Lessons for Mortgage Funds

For Mortgage Funds, the GFC exposed the key differences between different Fund designs.  There are two types of Mortgage Funds, and then two types of investment styles (for a full explanation of these differences, see this article).  Debenture Funds and Pooled Managed Investment Schemes (“Pooled Funds”) both ran into significant liquidity problems.  Many larger institutional funds had their redemptions frozen while others were wound up as insolvent.

Contributory Schemes suffered much less from liquidity concerns.  The Association of Mortgage Investment Corporations (“AMIC”) represents a number of contributory schemes in Victoria and has not reported any significant failure among its members.

The key reason for the difference is the matching of maturities.

Pooled Funds have many investments that have long maturity dates, but allow investors to withdraw within much shorter periods.  Therefore, when an event occurs (such as the 2008 Commonwealth bank deposit guarantee scheme, or a series of high profile defaults), investors will naturally want to withdraw funds and when too many do this at the one time, the freeze on redemptions becomes inevitable.

In most contributory schemes, investors commit to invest in a particular mortgage for the duration of its term, without a right to withdraw from the investment prior to that maturity date.  This does not mean they are immune from problems.  If a loan is not repaid on the maturity date and sufficient investors want to withdraw, a similar problem can arise.

The key is that in a contributory scheme, the contagion is restricted.  The only investors affected by a defaulting loan in a contributory scheme are the investors in the individual mortgage that experiences problems.  In a Pooled Fund, every investor is affected.

So why invest in Mortgage Funds?

The GFC has caused investors to think about the risks that each asset class has imbedded in them and respect them.  Risk cannot be avoided, even if you put all your funds into cash (because inflation risk will reduce the purchasing power of the cash).  Risk can, however, be managed so that different risks offset one another.

Financial advisers often tell clients to have a mixture of assets in an investor’s portfolio.  The question is, why would Mortgages Funds have any role in a portfolio?

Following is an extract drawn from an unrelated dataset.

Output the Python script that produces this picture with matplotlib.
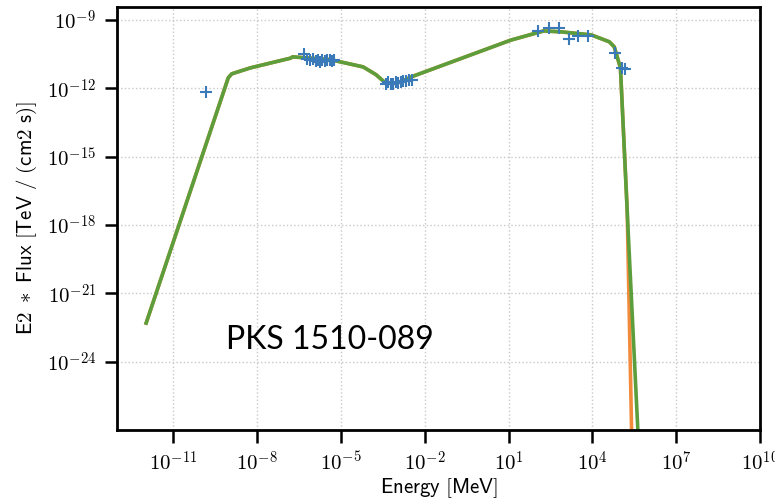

Many investors will hold shares and other equity investments in order to access capital growth.  The GFC clearly demonstrated that potential capital growth comes with the risk of capital losses.  Shares generally behave in a volatile manner – prices can vary greatly in the short term, both up and down.  This volatility makes it difficult for investors to determine when to exit an investment if required to do so.

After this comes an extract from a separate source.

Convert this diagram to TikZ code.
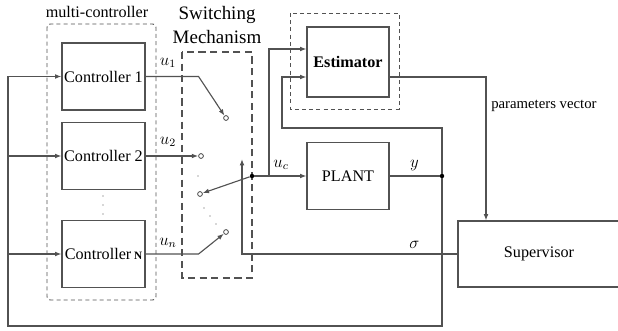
\documentclass[tikz,border=0pt]{standalone}
\usepackage{fontspec}
\setmainfont{Liberation Serif}
\usepackage{xcolor}
\usetikzlibrary{arrows.meta,positioning,calc}

\definecolor{wire}{gray}{0.32}

\begin{document}
\begin{tikzpicture}[
    x=0.25mm, y=-0.25mm,
    font=\fontsize{11.5}{13}\selectfont,
    >={Latex[length=1.6mm,width=1.2mm]},
    line/.style={draw=wire, line width=0.8pt},
    block/.style={draw=wire, line width=0.8pt, align=center, inner sep=0pt,
                  minimum width=20.75mm, minimum height=16.75mm},
    group/.style={draw=wire, line width=0.7pt, dash pattern=on 1mm off 0.8mm},
    contact/.style={circle, draw=wire, fill=white, line width=0.6pt,
                    inner sep=0pt, minimum size=1.2mm},
    junction/.style={circle, fill=black, inner sep=0pt, minimum size=1.1mm},
    lbl/.style={font=\fontsize{12}{14}\selectfont},
]
\useasboundingbox (0,0) rectangle (618,331);

% --- Multi-controller bank (left) ---
\node[block] (ctrl1) at (103.5,76.5) {Controller 1};
\node[block] (ctrl2) at (103.5,156)  {Controller 2};
\node[block] (ctrlN) at (103.5,254)  {Controller\,{\bfseries\fontsize{8}{9}\selectfont N}};
\foreach \y in {196,205,214} \fill[wire] (103,\y) circle (0.45pt);
\draw[group, rounded corners=0.8mm] (47,24) rectangle (156,300);
\node (mctitle) at (97,12) {multi-controller};

% --- Switching mechanism ---
\node[align=center, font=\fontsize{13.5}{17}\selectfont] (swtitle) at (217,25) {Switching\\Mechanism};
\draw[draw=wire, line width=1pt, dash pattern=on 1.8mm off 1.1mm] (182,52) rectangle (252,278);
\node[contact] (c1) at (226,118) {};
\node[contact] (c2) at (201,156) {};
\node[contact] (cc) at (200,194) {};
\node[contact] (cN) at (226,232) {};
\node[junction] (hub) at (252,176) {};
\foreach \p in {(198,176),(204,208),(210,216),(216,224)} \fill[wire] \p circle (0.5pt);

\draw[line,->] (ctrl1.east) -- ++(53,0) -- (c1);
\draw[line,->] (ctrl2.east) -- (c2);
\draw[line,->] (ctrlN.east) -- ++(53,0) -- (cN);
\draw[line,->] (hub) -- (cc);
\node[lbl] at (168,63)  {$u_1$};
\node[lbl] at (168,142) {$u_2$};
\node[lbl] at (168,243) {$u_n$};

% --- Plant and estimator ---
\node[block, minimum width=20.5mm] (plant) at (348,176) {PLANT};
\node[block, minimum width=20.5mm, minimum height=17.5mm,
      font=\bfseries\fontsize{11.5}{13}\selectfont] (est) at (348,62) {Estimator};
\draw[group] (290,13) rectangle (399,109);

\draw[line,->] (hub) -- (plant.west);
\node[lbl] at (281,165) {$u_c$};
\coordinate (tap) at (269,176);
\draw[line,->] (tap) |- ([yshift=3.25mm]est.west);

\node[junction] (yout) at (442,176) {};
\draw[line] (plant.east) -- node[lbl, above]{$y$} (yout);
\coordinate (ytap) at (282,128);
\draw[line,->] (yout) |- (ytap) |- ([yshift=-3.75mm]est.west);

% --- Supervisor ---
\node[block, minimum width=40.5mm, minimum height=16.5mm] (sup) at (539,254) {Supervisor};
\draw[line,->] ([yshift=-3.75mm]est.east) -| node[pos=0.6, right, font=\fontsize{10.5}{12}\selectfont]{parameters vector} ([xshift=-13.25mm]sup.north);
\coordinate (swctl) at (242,159);
\draw[line,->] (sup.west) -| node[lbl, pos=0.1, above]{$\sigma$} (swctl);

% --- Output feedback to all controllers ---
\coordinate (fbl) at (8,326);
\draw[line] (yout) |- (fbl) -- (fbl |- ctrl1.west);
\foreach \c in {ctrl1,ctrl2,ctrlN}
  \draw[line,->] (fbl |- \c.west) -- (\c.west);

\end{tikzpicture}
\end{document}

Dividends on shares have been slashed during the GFC.  While these may return to previous levels, investors have seen the combined loss of capital and dividend income make a significant difference to their portfolio returns.

Having a percentage of your investment portfolio in a Mortgage Fund can:

  • Help to smooth out the returns compared to the volatile listed assets – particularly for super funds, the variation of returns that the share market brings can be disconcerting.  It is great when the market is up, but not so great when it goes down.  A mortgage investment can provide a fixed interest return to help smooth these out;
  • Provide cash flows that are predictable and regular – investors may often be reinvesting returns from equities back into further shares, or may be in pension mode in a super fund.  Each of these examples need an investment that will provide cash returns at regular intervals in order to meet the needs of the investor;
  • Help manage taxation consequences of capital gains – an investor that holds unrealised capital gains may need to have some flexibility about when those capital gains are crystallised.  A spread of mortgage investments can provide sufficient maturity dates to allow for capital to be available without capital gains tax consequences.

These and other benefits can assist investors to manage the risk that is present in holding wealth in any form.  Care needs to be taken to ensure that all aspects of risk have been considered.  Where possible, investors should consult an investment advisor that has experience considering these types of investments.  Even with this approach, investors should still respect the risks they face when investing.